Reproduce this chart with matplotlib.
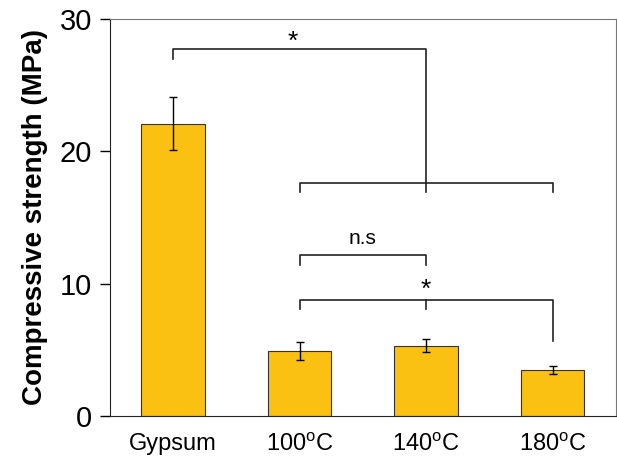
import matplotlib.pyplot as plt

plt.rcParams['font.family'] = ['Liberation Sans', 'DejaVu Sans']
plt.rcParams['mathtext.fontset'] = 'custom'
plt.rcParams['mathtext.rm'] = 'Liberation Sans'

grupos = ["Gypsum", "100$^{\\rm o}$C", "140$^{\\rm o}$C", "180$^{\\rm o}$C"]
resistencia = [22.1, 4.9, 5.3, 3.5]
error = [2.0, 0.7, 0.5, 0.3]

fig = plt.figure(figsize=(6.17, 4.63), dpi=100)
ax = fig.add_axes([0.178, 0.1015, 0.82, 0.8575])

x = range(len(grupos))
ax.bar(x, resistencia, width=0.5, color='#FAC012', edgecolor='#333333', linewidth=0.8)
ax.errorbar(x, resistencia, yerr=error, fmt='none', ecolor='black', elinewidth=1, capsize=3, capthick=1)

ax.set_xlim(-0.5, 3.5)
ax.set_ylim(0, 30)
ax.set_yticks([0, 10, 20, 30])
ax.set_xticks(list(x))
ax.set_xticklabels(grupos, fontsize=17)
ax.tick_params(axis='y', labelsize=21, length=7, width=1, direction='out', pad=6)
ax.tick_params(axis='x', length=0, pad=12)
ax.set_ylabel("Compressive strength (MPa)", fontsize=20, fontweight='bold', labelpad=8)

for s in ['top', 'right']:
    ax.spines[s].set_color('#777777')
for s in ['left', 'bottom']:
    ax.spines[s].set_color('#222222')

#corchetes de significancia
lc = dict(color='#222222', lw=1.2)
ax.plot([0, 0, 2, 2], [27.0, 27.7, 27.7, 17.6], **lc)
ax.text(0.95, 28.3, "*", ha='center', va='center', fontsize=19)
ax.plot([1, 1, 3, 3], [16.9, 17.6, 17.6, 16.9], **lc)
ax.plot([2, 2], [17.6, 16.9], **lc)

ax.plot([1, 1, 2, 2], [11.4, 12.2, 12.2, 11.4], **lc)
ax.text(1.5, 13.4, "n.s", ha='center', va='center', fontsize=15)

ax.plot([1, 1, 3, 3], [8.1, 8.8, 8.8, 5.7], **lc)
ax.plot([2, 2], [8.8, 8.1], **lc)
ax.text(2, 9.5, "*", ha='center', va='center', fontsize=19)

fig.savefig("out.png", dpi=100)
■ ■ ■
- Written request
From the first line above to the line containing "plt.rcParams['mathtext.rm'] = 'Liberation", repeat each line exactly. Pictures stay out.

- Task solution
Reproduce this chart with matplotlib.
import matplotlib.pyplot as plt

plt.rcParams['font.family'] = ['Liberation Sans', 'DejaVu Sans']
plt.rcParams['mathtext.fontset'] = 'custom'
plt.rcParams['mathtext.rm'] = 'Liberation Sans'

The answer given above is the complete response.